──────── Material for this exercise ────────
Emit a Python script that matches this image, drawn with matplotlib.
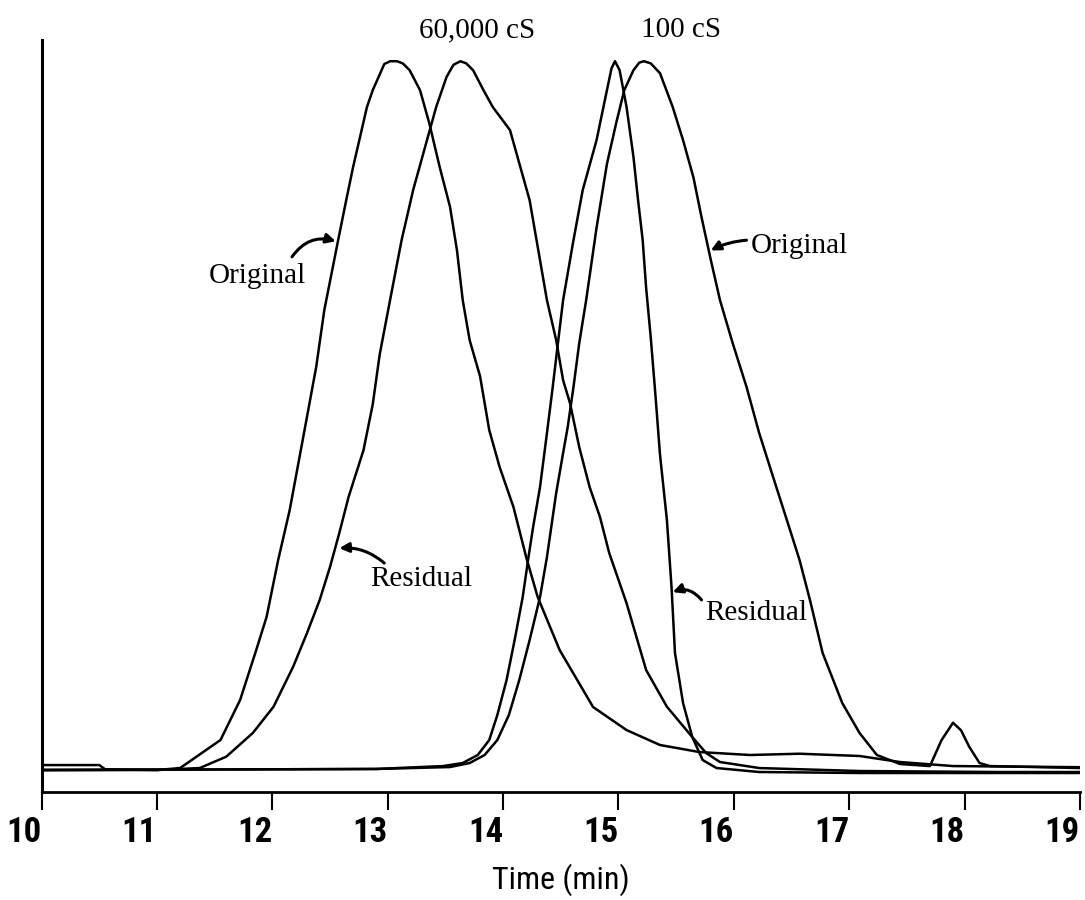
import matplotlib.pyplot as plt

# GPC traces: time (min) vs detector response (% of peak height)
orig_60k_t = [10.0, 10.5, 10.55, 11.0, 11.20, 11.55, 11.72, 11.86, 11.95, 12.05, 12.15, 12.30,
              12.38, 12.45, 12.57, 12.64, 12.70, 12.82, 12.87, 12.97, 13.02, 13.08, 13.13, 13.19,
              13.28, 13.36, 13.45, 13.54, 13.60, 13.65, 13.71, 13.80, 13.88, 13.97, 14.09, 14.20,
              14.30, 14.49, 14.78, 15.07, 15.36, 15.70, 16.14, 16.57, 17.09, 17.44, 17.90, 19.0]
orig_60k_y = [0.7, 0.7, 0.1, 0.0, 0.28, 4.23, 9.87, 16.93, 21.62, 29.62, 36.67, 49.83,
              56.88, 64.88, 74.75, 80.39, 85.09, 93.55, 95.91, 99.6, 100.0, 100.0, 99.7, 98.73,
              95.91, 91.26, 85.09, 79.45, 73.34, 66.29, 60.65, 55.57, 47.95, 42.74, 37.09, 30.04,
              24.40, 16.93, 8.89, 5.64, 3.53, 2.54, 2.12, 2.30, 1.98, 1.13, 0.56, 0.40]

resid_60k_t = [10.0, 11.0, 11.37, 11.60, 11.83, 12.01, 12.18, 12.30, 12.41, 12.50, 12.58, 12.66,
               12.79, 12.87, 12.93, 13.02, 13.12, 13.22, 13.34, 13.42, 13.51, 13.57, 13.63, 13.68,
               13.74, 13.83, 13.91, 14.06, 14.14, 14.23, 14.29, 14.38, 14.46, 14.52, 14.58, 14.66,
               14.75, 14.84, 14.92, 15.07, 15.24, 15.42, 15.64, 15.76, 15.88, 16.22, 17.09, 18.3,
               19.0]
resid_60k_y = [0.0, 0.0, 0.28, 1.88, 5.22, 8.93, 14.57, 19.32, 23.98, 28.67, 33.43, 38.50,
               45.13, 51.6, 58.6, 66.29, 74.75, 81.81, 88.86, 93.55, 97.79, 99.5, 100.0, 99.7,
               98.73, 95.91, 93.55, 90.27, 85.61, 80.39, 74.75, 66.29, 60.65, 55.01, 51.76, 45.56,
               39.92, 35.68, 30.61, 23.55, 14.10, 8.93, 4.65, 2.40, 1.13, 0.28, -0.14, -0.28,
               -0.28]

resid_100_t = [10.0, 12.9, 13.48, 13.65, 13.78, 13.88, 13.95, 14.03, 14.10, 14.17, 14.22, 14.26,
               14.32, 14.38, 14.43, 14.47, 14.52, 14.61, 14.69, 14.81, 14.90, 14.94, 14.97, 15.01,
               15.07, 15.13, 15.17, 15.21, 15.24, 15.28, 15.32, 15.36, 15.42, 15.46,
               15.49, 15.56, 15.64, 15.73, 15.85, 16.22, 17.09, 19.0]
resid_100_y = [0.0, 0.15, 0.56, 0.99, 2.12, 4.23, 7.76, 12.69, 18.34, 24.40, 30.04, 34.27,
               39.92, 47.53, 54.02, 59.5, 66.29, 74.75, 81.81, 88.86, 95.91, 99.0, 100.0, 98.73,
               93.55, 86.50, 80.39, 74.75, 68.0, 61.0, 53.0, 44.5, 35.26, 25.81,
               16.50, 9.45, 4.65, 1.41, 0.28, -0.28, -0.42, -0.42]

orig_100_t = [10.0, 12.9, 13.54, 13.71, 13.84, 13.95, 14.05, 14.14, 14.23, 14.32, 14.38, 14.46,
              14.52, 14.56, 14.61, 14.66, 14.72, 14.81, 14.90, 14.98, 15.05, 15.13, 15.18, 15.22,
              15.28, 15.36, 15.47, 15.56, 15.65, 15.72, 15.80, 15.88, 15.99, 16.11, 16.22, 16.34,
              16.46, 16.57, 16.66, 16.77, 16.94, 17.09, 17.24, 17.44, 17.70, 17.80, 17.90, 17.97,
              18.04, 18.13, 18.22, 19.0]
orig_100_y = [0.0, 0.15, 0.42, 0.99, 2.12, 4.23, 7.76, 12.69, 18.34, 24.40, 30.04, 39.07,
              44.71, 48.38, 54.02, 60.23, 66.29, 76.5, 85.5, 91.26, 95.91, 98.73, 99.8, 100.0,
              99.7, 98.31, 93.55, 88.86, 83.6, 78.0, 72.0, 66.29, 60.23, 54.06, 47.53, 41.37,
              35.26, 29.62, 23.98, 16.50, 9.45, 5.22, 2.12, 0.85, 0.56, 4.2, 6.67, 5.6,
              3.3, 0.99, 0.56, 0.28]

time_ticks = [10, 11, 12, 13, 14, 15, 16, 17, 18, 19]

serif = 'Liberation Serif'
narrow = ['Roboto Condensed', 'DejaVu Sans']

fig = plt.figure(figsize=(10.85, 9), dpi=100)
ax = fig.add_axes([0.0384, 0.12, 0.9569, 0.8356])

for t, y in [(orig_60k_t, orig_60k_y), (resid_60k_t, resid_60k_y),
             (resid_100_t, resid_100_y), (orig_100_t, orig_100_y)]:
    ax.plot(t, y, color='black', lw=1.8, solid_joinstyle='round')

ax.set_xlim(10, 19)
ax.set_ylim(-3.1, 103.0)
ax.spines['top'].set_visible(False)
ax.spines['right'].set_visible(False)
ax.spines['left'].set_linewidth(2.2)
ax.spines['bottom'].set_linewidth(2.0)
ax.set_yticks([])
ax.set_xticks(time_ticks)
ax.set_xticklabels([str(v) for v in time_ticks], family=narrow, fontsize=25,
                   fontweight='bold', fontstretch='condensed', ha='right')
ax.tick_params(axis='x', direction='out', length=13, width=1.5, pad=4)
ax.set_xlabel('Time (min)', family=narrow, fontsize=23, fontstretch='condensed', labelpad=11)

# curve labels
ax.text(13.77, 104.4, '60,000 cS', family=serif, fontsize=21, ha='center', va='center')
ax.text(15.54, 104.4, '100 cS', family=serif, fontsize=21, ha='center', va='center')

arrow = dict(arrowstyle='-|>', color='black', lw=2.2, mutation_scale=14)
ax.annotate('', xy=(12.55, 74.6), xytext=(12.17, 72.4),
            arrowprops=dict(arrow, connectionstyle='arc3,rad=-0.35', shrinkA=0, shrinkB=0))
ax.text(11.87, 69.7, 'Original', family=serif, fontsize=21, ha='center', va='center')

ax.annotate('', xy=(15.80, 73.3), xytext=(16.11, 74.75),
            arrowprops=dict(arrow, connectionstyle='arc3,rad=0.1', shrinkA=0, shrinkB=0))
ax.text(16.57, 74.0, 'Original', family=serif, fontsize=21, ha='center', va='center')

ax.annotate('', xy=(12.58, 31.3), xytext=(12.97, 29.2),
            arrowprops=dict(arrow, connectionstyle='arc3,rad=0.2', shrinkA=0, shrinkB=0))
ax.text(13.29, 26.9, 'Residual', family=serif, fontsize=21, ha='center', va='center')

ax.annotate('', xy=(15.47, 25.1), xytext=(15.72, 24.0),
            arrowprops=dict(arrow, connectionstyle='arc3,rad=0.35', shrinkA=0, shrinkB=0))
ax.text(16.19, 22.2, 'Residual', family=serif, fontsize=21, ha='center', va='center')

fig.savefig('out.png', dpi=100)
────────
──────── Material for this exercise ────────
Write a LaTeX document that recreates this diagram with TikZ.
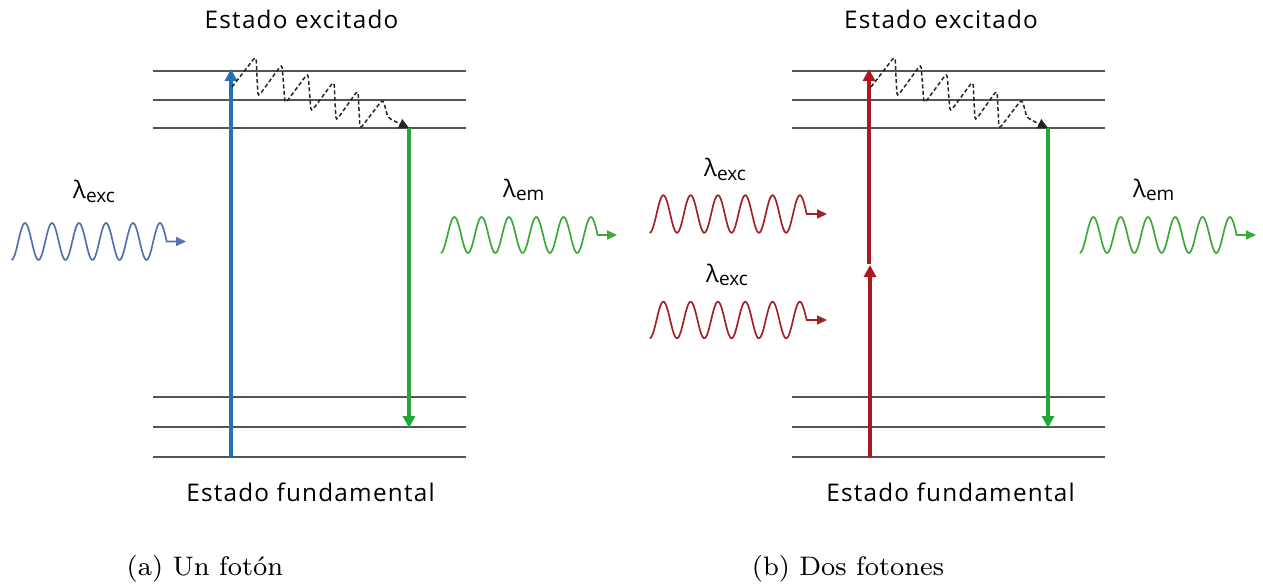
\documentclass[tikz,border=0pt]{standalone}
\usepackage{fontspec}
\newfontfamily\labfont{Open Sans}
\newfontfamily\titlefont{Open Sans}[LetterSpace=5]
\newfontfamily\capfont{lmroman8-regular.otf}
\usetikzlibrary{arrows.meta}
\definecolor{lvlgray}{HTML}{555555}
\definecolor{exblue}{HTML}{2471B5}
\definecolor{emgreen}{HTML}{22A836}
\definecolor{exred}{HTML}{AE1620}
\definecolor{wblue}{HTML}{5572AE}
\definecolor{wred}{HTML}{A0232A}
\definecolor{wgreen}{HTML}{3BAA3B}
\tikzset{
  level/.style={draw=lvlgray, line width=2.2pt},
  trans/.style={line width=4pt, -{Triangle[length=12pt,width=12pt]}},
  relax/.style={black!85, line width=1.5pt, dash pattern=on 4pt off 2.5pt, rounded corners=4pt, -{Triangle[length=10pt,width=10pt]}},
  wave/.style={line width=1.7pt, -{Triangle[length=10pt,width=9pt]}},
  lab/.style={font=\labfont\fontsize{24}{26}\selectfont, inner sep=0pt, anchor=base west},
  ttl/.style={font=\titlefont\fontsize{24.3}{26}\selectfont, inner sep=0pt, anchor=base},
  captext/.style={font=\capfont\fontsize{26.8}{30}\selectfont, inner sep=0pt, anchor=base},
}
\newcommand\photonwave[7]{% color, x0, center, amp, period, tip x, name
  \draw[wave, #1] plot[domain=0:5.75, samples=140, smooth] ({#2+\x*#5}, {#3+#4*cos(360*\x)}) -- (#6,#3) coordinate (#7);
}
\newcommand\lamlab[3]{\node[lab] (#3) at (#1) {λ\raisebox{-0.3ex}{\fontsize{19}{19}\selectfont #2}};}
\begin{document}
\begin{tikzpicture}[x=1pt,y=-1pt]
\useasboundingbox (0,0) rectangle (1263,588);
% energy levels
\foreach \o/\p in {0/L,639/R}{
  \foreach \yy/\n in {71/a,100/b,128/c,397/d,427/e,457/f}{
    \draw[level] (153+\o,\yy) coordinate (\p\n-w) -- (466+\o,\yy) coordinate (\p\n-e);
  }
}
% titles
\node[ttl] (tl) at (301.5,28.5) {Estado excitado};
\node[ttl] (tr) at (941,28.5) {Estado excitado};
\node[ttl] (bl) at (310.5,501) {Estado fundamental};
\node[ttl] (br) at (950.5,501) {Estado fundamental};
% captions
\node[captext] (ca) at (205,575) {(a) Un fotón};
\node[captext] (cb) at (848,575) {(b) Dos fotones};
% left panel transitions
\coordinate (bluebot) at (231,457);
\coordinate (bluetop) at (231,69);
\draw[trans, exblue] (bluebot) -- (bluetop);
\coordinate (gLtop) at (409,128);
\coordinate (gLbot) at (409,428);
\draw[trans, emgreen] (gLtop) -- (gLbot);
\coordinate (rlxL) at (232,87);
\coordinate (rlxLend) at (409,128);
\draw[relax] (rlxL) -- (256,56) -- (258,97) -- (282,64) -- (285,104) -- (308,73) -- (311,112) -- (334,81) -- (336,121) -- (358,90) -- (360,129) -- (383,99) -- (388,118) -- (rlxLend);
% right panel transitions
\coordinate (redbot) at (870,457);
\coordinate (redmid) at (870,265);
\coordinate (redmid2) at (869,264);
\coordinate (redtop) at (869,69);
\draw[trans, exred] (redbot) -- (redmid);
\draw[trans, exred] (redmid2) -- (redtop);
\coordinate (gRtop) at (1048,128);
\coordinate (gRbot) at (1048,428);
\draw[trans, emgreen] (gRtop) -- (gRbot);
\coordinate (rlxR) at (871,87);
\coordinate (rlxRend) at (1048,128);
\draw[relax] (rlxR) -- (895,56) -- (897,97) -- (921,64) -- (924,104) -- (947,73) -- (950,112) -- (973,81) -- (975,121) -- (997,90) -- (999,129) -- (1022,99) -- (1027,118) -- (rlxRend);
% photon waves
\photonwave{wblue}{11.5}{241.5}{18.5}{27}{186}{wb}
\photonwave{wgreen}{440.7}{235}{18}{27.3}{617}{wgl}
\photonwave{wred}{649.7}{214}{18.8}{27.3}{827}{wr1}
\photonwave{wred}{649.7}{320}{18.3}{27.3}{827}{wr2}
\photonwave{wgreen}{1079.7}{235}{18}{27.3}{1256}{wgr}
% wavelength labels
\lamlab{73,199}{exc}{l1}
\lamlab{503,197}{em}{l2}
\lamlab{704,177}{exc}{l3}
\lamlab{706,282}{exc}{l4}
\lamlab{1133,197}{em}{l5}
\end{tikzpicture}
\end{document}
────────
──────── Material for this exercise ────────
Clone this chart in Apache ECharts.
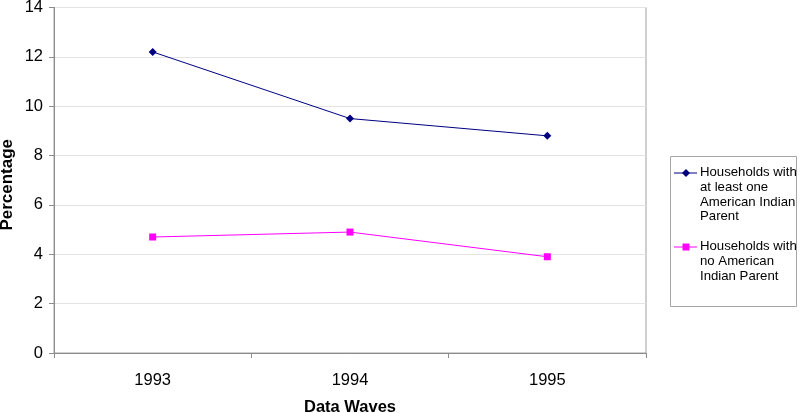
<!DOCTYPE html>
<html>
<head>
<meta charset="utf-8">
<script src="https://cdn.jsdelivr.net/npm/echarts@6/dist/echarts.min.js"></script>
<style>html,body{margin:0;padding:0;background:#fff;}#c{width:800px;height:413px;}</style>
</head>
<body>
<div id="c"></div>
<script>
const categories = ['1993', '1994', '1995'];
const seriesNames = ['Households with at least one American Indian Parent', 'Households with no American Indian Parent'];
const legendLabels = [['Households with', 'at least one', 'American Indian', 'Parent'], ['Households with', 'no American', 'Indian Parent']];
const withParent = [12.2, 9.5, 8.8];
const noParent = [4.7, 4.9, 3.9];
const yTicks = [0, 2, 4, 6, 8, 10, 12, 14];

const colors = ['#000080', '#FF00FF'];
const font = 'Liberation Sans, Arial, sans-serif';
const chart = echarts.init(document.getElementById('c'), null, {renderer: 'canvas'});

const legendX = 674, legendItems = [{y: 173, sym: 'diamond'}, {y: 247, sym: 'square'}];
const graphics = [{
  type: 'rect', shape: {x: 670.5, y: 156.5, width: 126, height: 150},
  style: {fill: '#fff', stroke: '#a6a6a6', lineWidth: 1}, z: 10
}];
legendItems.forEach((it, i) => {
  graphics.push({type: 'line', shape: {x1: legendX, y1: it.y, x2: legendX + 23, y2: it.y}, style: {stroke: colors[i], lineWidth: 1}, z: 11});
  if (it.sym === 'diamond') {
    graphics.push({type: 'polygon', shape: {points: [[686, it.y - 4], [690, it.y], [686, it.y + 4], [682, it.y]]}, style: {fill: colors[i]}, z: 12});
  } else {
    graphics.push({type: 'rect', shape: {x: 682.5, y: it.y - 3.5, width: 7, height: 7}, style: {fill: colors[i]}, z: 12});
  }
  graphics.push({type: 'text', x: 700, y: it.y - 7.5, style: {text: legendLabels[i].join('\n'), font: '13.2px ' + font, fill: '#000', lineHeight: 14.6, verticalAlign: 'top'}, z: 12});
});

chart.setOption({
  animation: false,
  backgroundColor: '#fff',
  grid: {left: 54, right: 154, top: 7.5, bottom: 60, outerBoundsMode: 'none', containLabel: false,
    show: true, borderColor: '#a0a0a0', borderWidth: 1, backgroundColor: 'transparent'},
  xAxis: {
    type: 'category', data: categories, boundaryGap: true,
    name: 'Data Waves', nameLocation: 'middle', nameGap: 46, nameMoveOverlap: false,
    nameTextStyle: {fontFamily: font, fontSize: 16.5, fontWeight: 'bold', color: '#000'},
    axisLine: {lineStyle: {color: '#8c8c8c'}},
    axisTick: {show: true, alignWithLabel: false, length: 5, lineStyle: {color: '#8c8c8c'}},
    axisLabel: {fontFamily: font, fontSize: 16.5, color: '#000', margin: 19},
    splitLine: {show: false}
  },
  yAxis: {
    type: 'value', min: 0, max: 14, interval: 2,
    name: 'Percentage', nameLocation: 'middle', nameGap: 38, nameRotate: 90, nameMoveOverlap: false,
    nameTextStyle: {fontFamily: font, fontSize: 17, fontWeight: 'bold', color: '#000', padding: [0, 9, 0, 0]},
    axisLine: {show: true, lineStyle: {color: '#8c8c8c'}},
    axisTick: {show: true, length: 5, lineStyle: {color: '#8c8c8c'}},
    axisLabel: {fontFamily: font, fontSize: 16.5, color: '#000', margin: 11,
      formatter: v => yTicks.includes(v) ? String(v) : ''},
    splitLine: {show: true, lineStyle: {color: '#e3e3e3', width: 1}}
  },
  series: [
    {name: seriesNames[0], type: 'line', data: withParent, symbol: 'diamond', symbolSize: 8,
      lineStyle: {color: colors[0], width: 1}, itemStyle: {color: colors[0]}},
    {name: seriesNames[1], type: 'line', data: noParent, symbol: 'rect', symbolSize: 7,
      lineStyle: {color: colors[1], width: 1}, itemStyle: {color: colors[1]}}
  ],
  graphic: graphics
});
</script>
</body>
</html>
────────
> **Given instruction**
Leave out the pictures and quote exactly the lines from the one where "Clone this chart in Apache ECharts." appears to the one where "const yTicks = [0, 2, 4, 6, 8, 10, 12, 14];" appears, both ends counted.

> **Solution to the exercise**
Clone this chart in Apache ECharts.
<!DOCTYPE html>
<html>
<head>
<meta charset="utf-8">
<script src="https://cdn.jsdelivr.net/npm/echarts@6/dist/echarts.min.js"></script>
<style>html,body{margin:0;padding:0;background:#fff;}#c{width:800px;height:413px;}</style>
</head>
<body>
<div id="c"></div>
<script>
const categories = ['1993', '1994', '1995'];
const seriesNames = ['Households with at least one American Indian Parent', 'Households with no American Indian Parent'];
const legendLabels = [['Households with', 'at least one', 'American Indian', 'Parent'], ['Households with', 'no American', 'Indian Parent']];
const withParent = [12.2, 9.5, 8.8];
const noParent = [4.7, 4.9, 3.9];
const yTicks = [0, 2, 4, 6, 8, 10, 12, 14];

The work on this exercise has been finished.